## TASK PROMPT
In the listing that follows, retype every line from the first through the one containing "plt.rcParams['font.family'] = ['Noto". Pictures are to be left out.

## INFORMATION PROVIDED
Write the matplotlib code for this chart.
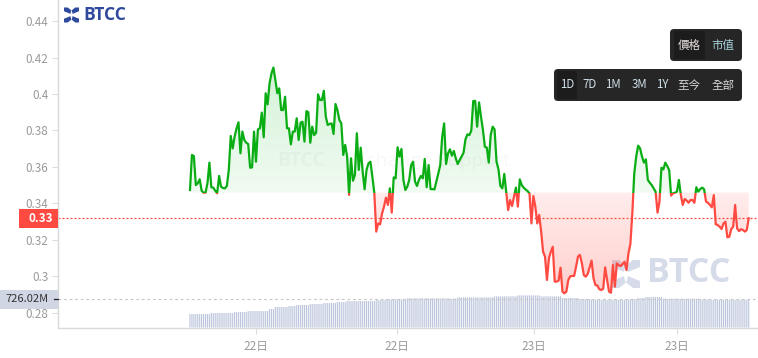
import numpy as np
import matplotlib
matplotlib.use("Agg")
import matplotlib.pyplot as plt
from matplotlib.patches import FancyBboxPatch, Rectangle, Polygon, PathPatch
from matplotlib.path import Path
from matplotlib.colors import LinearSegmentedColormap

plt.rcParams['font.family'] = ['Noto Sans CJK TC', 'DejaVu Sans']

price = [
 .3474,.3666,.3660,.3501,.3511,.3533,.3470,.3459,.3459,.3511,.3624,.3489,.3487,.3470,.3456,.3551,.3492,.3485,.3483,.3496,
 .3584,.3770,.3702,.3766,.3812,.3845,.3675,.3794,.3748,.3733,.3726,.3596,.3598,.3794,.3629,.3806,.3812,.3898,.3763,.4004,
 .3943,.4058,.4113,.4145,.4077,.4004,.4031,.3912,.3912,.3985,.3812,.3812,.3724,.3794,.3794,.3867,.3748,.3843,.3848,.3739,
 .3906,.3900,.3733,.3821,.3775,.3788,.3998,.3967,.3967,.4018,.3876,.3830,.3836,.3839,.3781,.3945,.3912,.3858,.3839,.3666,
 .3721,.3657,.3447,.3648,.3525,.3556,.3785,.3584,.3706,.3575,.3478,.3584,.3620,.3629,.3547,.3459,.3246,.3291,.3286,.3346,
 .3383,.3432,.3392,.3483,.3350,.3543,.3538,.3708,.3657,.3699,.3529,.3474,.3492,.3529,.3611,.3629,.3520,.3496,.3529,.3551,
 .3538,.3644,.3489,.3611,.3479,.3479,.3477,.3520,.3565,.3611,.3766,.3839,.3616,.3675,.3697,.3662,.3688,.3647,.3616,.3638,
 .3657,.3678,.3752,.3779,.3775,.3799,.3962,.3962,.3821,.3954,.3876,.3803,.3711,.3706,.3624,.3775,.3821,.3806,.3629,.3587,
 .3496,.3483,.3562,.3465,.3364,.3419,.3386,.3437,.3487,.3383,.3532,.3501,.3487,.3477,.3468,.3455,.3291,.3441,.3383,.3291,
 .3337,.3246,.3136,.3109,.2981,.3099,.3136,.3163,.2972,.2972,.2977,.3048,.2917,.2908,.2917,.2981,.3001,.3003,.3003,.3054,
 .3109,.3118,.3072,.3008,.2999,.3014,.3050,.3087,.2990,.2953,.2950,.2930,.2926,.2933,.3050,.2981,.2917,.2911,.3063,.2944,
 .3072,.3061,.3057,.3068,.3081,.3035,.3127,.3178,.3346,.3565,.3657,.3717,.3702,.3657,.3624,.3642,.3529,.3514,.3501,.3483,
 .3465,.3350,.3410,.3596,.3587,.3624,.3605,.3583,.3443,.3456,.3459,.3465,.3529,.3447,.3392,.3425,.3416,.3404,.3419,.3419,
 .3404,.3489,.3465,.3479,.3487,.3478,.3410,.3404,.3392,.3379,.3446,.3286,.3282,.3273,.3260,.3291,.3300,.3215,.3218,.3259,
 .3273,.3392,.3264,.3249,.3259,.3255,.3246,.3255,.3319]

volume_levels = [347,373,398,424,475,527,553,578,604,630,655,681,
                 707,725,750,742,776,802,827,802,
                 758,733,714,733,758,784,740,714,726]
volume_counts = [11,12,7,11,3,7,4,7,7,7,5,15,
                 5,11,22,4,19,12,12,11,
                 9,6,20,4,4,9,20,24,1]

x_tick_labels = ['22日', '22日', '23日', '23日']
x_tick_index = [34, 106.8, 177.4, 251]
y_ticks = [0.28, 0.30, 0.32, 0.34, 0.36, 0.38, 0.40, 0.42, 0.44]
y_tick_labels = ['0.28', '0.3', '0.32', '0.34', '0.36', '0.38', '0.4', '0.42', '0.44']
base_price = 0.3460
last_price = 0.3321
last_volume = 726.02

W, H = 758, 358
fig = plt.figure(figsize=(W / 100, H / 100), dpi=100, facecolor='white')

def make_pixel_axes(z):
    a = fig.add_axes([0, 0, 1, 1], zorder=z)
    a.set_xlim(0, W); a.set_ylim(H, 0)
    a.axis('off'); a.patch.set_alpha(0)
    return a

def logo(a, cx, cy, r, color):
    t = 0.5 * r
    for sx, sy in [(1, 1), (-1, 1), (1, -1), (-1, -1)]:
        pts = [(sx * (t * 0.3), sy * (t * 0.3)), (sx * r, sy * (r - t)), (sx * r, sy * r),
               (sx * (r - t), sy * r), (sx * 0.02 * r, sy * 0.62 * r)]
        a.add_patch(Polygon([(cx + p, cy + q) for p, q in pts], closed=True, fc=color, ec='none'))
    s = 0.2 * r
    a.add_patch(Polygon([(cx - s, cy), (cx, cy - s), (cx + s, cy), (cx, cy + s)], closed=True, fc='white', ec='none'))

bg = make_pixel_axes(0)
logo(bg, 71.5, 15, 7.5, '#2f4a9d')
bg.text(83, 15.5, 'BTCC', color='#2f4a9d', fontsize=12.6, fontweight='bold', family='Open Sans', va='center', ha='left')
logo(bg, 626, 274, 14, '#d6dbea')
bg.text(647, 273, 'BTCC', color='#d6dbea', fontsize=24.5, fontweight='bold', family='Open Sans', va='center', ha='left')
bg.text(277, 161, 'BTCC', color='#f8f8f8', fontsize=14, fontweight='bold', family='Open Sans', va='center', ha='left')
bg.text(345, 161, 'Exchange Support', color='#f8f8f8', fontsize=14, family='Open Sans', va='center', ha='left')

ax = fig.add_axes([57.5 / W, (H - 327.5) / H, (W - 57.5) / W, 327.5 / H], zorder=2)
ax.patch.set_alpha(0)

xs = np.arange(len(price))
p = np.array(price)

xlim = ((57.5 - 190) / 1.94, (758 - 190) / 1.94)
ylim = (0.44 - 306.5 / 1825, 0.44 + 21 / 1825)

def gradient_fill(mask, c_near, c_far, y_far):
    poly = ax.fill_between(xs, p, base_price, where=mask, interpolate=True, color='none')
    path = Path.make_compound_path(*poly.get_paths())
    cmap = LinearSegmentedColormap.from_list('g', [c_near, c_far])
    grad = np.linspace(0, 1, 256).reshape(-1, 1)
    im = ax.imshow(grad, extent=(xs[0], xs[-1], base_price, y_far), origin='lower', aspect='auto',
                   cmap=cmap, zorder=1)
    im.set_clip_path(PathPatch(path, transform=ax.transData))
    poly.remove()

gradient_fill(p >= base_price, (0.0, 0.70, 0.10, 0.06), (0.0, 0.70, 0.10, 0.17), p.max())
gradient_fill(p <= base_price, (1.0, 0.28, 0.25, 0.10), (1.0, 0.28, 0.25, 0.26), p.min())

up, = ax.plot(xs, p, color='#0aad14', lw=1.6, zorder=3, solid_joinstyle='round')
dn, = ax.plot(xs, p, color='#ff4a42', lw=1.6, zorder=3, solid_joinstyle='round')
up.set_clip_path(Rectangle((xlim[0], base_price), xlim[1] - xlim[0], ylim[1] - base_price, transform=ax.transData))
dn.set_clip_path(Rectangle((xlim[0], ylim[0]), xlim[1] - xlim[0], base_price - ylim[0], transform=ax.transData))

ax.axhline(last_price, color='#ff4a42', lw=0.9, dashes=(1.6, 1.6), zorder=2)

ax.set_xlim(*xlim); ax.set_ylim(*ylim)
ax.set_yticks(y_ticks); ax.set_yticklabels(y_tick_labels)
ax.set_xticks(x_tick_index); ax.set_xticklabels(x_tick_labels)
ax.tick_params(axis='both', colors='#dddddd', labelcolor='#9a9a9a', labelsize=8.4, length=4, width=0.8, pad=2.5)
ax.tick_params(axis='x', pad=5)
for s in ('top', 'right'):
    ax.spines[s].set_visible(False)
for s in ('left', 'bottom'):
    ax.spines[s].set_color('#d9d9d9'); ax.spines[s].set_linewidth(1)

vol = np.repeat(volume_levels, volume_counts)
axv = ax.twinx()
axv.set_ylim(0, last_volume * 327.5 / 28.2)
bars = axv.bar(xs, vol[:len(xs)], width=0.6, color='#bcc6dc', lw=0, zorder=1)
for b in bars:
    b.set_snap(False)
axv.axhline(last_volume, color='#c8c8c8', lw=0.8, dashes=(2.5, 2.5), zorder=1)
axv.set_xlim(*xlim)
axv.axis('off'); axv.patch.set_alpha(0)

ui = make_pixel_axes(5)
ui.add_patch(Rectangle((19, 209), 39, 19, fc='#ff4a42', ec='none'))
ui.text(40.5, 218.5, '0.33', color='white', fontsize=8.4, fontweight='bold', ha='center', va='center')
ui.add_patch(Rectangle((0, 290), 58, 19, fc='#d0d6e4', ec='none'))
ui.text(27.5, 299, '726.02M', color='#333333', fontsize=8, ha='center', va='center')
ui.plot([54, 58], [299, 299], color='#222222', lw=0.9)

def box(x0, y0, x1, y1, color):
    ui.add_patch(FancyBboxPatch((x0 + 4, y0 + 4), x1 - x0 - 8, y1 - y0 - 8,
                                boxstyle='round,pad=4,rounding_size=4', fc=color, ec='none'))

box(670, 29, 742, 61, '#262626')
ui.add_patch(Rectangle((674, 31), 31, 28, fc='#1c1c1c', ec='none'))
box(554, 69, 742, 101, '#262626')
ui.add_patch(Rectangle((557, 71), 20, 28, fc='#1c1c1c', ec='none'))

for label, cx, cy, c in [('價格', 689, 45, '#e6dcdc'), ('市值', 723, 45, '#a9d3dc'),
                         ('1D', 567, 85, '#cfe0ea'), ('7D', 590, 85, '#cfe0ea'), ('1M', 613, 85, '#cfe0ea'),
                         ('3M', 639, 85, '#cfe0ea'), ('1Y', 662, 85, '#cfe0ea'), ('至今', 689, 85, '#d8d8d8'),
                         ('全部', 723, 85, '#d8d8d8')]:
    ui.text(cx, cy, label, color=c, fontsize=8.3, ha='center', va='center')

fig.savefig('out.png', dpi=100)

## RESPONSE FOR THIS EXERCISE
Write the matplotlib code for this chart.
import numpy as np
import matplotlib
matplotlib.use("Agg")
import matplotlib.pyplot as plt
from matplotlib.patches import FancyBboxPatch, Rectangle, Polygon, PathPatch
from matplotlib.path import Path
from matplotlib.colors import LinearSegmentedColormap

plt.rcParams['font.family'] = ['Noto Sans CJK TC', 'DejaVu Sans']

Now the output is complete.